La jurisprudence francophone des Cours suprêmes


recherche avancée

31/12/2010 | FRANCE | N°09PA01151

France | France, Cour administrative d'appel de Paris, 10ème chambre, 31 décembre 2010, 09PA01151


Vu la requête, enregistrée le 2 mars 2009, présentée pour M. Jean-Christophe A, demeurant ..., par Me Castro ; M. A demande à la Cour :

1°) d'annuler le jugement n° 0311526 du 19 décembre 2008 du Tribunal administratif de Paris en tant que, après avoir constaté un non-lieu à statuer à concurrence de la somme de 191 990 euros en ce qui concerne la totalité des cotisations supplémentaires à l'impôt sur le revenu auxquelles il a été assujetti au titre des années 1992 et 1993, il a rejeté le surplus de ses conclusions tendant à la décharge des cotisations supplémenta

ires à l'impôt sur le revenu mises à sa charge au titre des années 1996, 199...

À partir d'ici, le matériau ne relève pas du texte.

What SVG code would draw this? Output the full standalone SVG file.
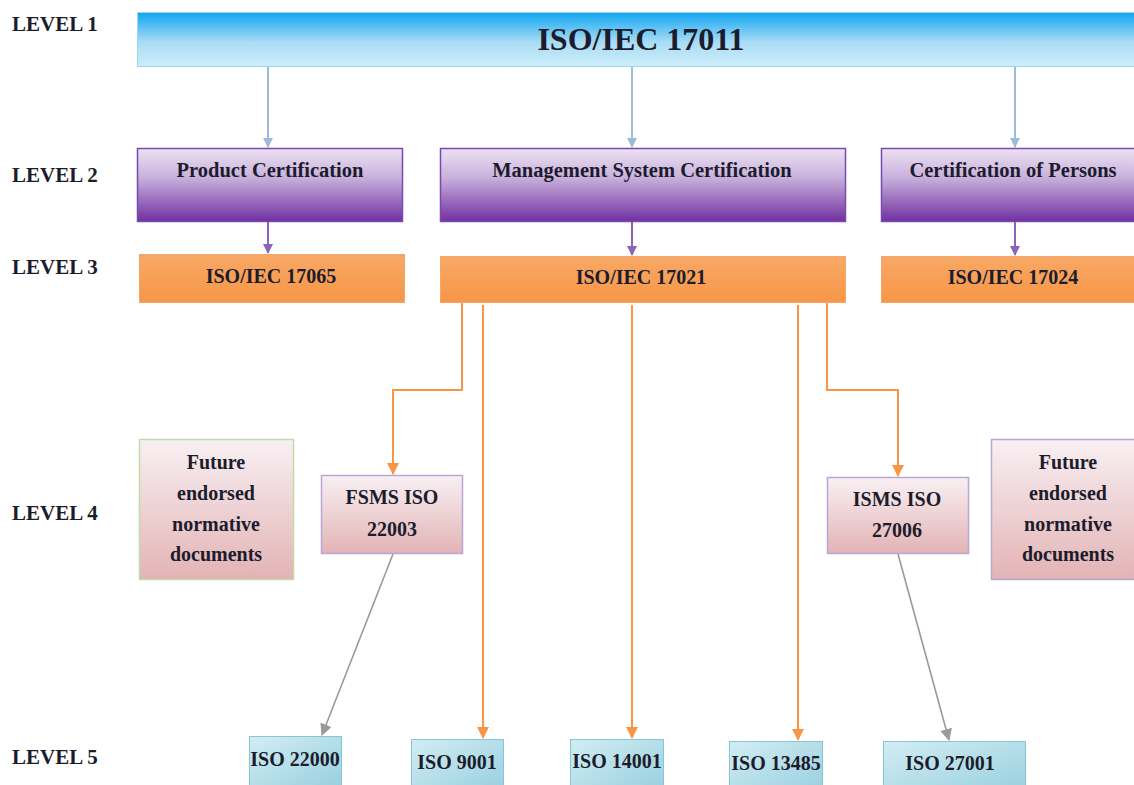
<svg xmlns="http://www.w3.org/2000/svg" width="1134" height="785" viewBox="0 0 1134 785">
<defs>
<linearGradient id="g1" x1="0" y1="0" x2="0" y2="1"><stop offset="0" stop-color="#10a6f2"/><stop offset="0.55" stop-color="#a9dcf5"/><stop offset="1" stop-color="#cdeefa"/></linearGradient>
<linearGradient id="g2" x1="0" y1="0" x2="0" y2="1"><stop offset="0" stop-color="#ece2f3"/><stop offset="0.4" stop-color="#c8b0dc"/><stop offset="1" stop-color="#7030a0"/></linearGradient>
<linearGradient id="g3" x1="0" y1="0" x2="0" y2="1"><stop offset="0" stop-color="#f8a866"/><stop offset="1" stop-color="#f79646"/></linearGradient>
<linearGradient id="g4" x1="0" y1="0" x2="0" y2="1"><stop offset="0" stop-color="#f8f0f3"/><stop offset="1" stop-color="#e3b3b5"/></linearGradient>
<linearGradient id="g5" x1="0" y1="0" x2="1" y2="1"><stop offset="0" stop-color="#d2edf4"/><stop offset="1" stop-color="#99d0df"/></linearGradient>
<marker id="ap" markerWidth="10" markerHeight="10" refX="9" refY="5" orient="auto" markerUnits="userSpaceOnUse" viewBox="0 0 10 10"><path d="M0,0 L10,5 L0,10 Z" fill="#8a64b8"/></marker>
<marker id="ao" markerWidth="12" markerHeight="12" refX="11" refY="6" orient="auto" markerUnits="userSpaceOnUse" viewBox="0 0 12 12"><path d="M0,0 L12,6 L0,12 Z" fill="#f79646"/></marker>
<marker id="ag" markerWidth="12" markerHeight="12" refX="11" refY="6" orient="auto" markerUnits="userSpaceOnUse" viewBox="0 0 12 12"><path d="M0,0 L12,6 L0,12 Z" fill="#9a9a9a"/></marker>
<marker id="abl" markerWidth="10" markerHeight="10" refX="9" refY="5" orient="auto" markerUnits="userSpaceOnUse" viewBox="0 0 10 10"><path d="M0,0 L10,5 L0,10 Z" fill="#9fbbdc"/></marker>
</defs>

<g id="level-labels" fill="#1c1c2c">
<text font-family="Liberation Serif" font-weight="bold" font-size="21" x="12" y="31">LEVEL 1</text>
<text font-family="Liberation Serif" font-weight="bold" font-size="21" x="12" y="182">LEVEL 2</text>
<text font-family="Liberation Serif" font-weight="bold" font-size="21" x="12" y="274">LEVEL 3</text>
<text font-family="Liberation Serif" font-weight="bold" font-size="21" x="12" y="520">LEVEL 4</text>
<text font-family="Liberation Serif" font-weight="bold" font-size="21" x="12" y="764">LEVEL 5</text>
</g>

<g id="connectors" fill="none" stroke-width="2">
<g stroke="#9fbbdc">
<line x1="268" y1="67" x2="268" y2="147" marker-end="url(#abl)"/>
<line x1="632" y1="67" x2="632" y2="147" marker-end="url(#abl)"/>
<line x1="1015" y1="67" x2="1015" y2="147" marker-end="url(#abl)"/>
</g>
<g stroke="#8a64b8">
<line x1="268" y1="222" x2="268" y2="253" marker-end="url(#ap)"/>
<line x1="632" y1="222" x2="632" y2="255" marker-end="url(#ap)"/>
<line x1="1015" y1="222" x2="1015" y2="255" marker-end="url(#ap)"/>
</g>
<g stroke="#f79646">
<polyline points="462,303 462,390 393,390 393,474" marker-end="url(#ao)"/>
<line x1="483" y1="305" x2="483" y2="738" marker-end="url(#ao)"/>
<line x1="632" y1="305" x2="632" y2="738" marker-end="url(#ao)"/>
<line x1="798" y1="305" x2="798" y2="740" marker-end="url(#ao)"/>
<polyline points="827,303 827,390 898,390 898,476" marker-end="url(#ao)"/>
</g>
<g stroke="#9a9a9a" stroke-width="1.6">
<line x1="393" y1="554" x2="322" y2="735" marker-end="url(#ag)"/>
<line x1="898" y1="554" x2="949" y2="740" marker-end="url(#ag)"/>
</g>
</g>

<g id="n-17011">
<rect x="137.5" y="12.5" width="1000" height="54" fill="url(#g1)" stroke="#9fd6ea" stroke-width="1"/>
<text font-family="Liberation Serif" font-weight="bold" font-size="32" fill="#1c1c2c" text-anchor="middle" x="641" y="50">ISO/IEC 17011</text>
</g>

<g id="n-product">
<rect x="137.5" y="148.5" width="265" height="73" fill="url(#g2)" stroke="#7a48b0" stroke-width="1.5"/>
<text font-family="Liberation Serif" font-weight="bold" font-size="20.5" fill="#1c1c2c" text-anchor="middle" x="270" y="177">Product Certification</text>
</g>
<g id="n-mgmt">
<rect x="440.5" y="148.5" width="405" height="73" fill="url(#g2)" stroke="#7a48b0" stroke-width="1.5"/>
<text font-family="Liberation Serif" font-weight="bold" font-size="20.5" fill="#1c1c2c" text-anchor="middle" x="642" y="177">Management System Certification</text>
</g>
<g id="n-persons">
<rect x="881.5" y="148.5" width="260" height="73" fill="url(#g2)" stroke="#7a48b0" stroke-width="1.5"/>
<text font-family="Liberation Serif" font-weight="bold" font-size="20.5" fill="#1c1c2c" text-anchor="middle" x="1013" y="177">Certification of Persons</text>
</g>

<g id="n-17065">
<rect x="139.5" y="254.5" width="265" height="48" fill="url(#g3)" stroke="#f5a66a" stroke-width="1"/>
<text font-family="Liberation Serif" font-weight="bold" font-size="20" fill="#1c1c2c" text-anchor="middle" x="271" y="283">ISO/IEC 17065</text>
</g>
<g id="n-17021">
<rect x="440.5" y="256.5" width="405" height="46" fill="url(#g3)" stroke="#f5a66a" stroke-width="1"/>
<text font-family="Liberation Serif" font-weight="bold" font-size="20" fill="#1c1c2c" text-anchor="middle" x="641" y="284">ISO/IEC 17021</text>
</g>
<g id="n-17024">
<rect x="881.5" y="256.5" width="260" height="46" fill="url(#g3)" stroke="#f5a66a" stroke-width="1"/>
<text font-family="Liberation Serif" font-weight="bold" font-size="20" fill="#1c1c2c" text-anchor="middle" x="1013" y="284">ISO/IEC 17024</text>
</g>

<g id="n-future-left">
<rect x="139.5" y="439.5" width="154" height="140" fill="url(#g4)" stroke="#c2dba4" stroke-width="1.5"/>
<text font-family="Liberation Serif" font-weight="bold" font-size="20" fill="#1c1c2c" text-anchor="middle" x="216" y="469">Future</text>
<text font-family="Liberation Serif" font-weight="bold" font-size="20" fill="#1c1c2c" text-anchor="middle" x="216" y="500">endorsed</text>
<text font-family="Liberation Serif" font-weight="bold" font-size="20" fill="#1c1c2c" text-anchor="middle" x="216" y="531">normative</text>
<text font-family="Liberation Serif" font-weight="bold" font-size="20" fill="#1c1c2c" text-anchor="middle" x="216" y="561">documents</text>
</g>
<g id="n-fsms">
<rect x="321.5" y="475.5" width="141" height="78" fill="url(#g4)" stroke="#b8a6d6" stroke-width="1.5"/>
<text font-family="Liberation Serif" font-weight="bold" font-size="20" fill="#1c1c2c" text-anchor="middle" x="392" y="504">FSMS ISO</text>
<text font-family="Liberation Serif" font-weight="bold" font-size="20" fill="#1c1c2c" text-anchor="middle" x="392" y="536">22003</text>
</g>
<g id="n-isms">
<rect x="827.5" y="477.5" width="141" height="76" fill="url(#g4)" stroke="#b8a6d6" stroke-width="1.5"/>
<text font-family="Liberation Serif" font-weight="bold" font-size="20" fill="#1c1c2c" text-anchor="middle" x="897" y="506">ISMS ISO</text>
<text font-family="Liberation Serif" font-weight="bold" font-size="20" fill="#1c1c2c" text-anchor="middle" x="897" y="537">27006</text>
</g>
<g id="n-future-right">
<rect x="991.5" y="439.5" width="150" height="140" fill="url(#g4)" stroke="#b8a6d6" stroke-width="1.5"/>
<text font-family="Liberation Serif" font-weight="bold" font-size="20" fill="#1c1c2c" text-anchor="middle" x="1068" y="469">Future</text>
<text font-family="Liberation Serif" font-weight="bold" font-size="20" fill="#1c1c2c" text-anchor="middle" x="1068" y="500">endorsed</text>
<text font-family="Liberation Serif" font-weight="bold" font-size="20" fill="#1c1c2c" text-anchor="middle" x="1068" y="531">normative</text>
<text font-family="Liberation Serif" font-weight="bold" font-size="20" fill="#1c1c2c" text-anchor="middle" x="1068" y="561">documents</text>
</g>

<g id="n-22000">
<rect x="249.5" y="736.5" width="92" height="50" fill="url(#g5)" stroke="#86c6d8" stroke-width="1"/>
<text font-family="Liberation Serif" font-weight="bold" font-size="20" fill="#1c1c2c" text-anchor="middle" x="295" y="766">ISO 22000</text>
</g>
<g id="n-9001">
<rect x="411.5" y="739.5" width="92" height="50" fill="url(#g5)" stroke="#86c6d8" stroke-width="1"/>
<text font-family="Liberation Serif" font-weight="bold" font-size="20" fill="#1c1c2c" text-anchor="middle" x="457" y="769">ISO 9001</text>
</g>
<g id="n-14001">
<rect x="570.5" y="739.5" width="93" height="50" fill="url(#g5)" stroke="#86c6d8" stroke-width="1"/>
<text font-family="Liberation Serif" font-weight="bold" font-size="20" fill="#1c1c2c" text-anchor="middle" x="617" y="768">ISO 14001</text>
</g>
<g id="n-13485">
<rect x="729.5" y="741.5" width="93" height="50" fill="url(#g5)" stroke="#86c6d8" stroke-width="1"/>
<text font-family="Liberation Serif" font-weight="bold" font-size="20" fill="#1c1c2c" text-anchor="middle" x="776" y="770">ISO 13485</text>
</g>
<g id="n-27001">
<rect x="883.5" y="741.5" width="142" height="50" fill="url(#g5)" stroke="#86c6d8" stroke-width="1"/>
<text font-family="Liberation Serif" font-weight="bold" font-size="20" fill="#1c1c2c" text-anchor="middle" x="950" y="770">ISO 27001</text>
</g>
</svg>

Vu la requête, enregistrée le 2 mars 2009, présentée pour M. Jean-Christophe A, demeurant ..., par Me Castro ; M. A demande à la Cour :

1°) d'annuler le jugement n° 0311526 du 19 décembre 2008 du Tribunal administratif de Paris en tant que, après avoir constaté un non-lieu à statuer à concurrence de la somme de 191 990 euros en ce qui concerne la totalité des cotisations supplémentaires à l'impôt sur le revenu auxquelles il a été assujetti au titre des années 1992 et 1993, il a rejeté le surplus de ses conclusions tendant à la décharge des cotisations supplémentaires à l'impôt sur le revenu mises à sa charge au titre des années 1996, 1997, 1998, 1999 et 2000 et des pénalités dont ces cotisations ont été assorties ;

2°) de prononcer cette décharge ;

3°) de mettre une somme de 10 000 euros à la charge de l'État au titre de l'article L. 761-1 du code de justice administrative ;

........................................................................................................................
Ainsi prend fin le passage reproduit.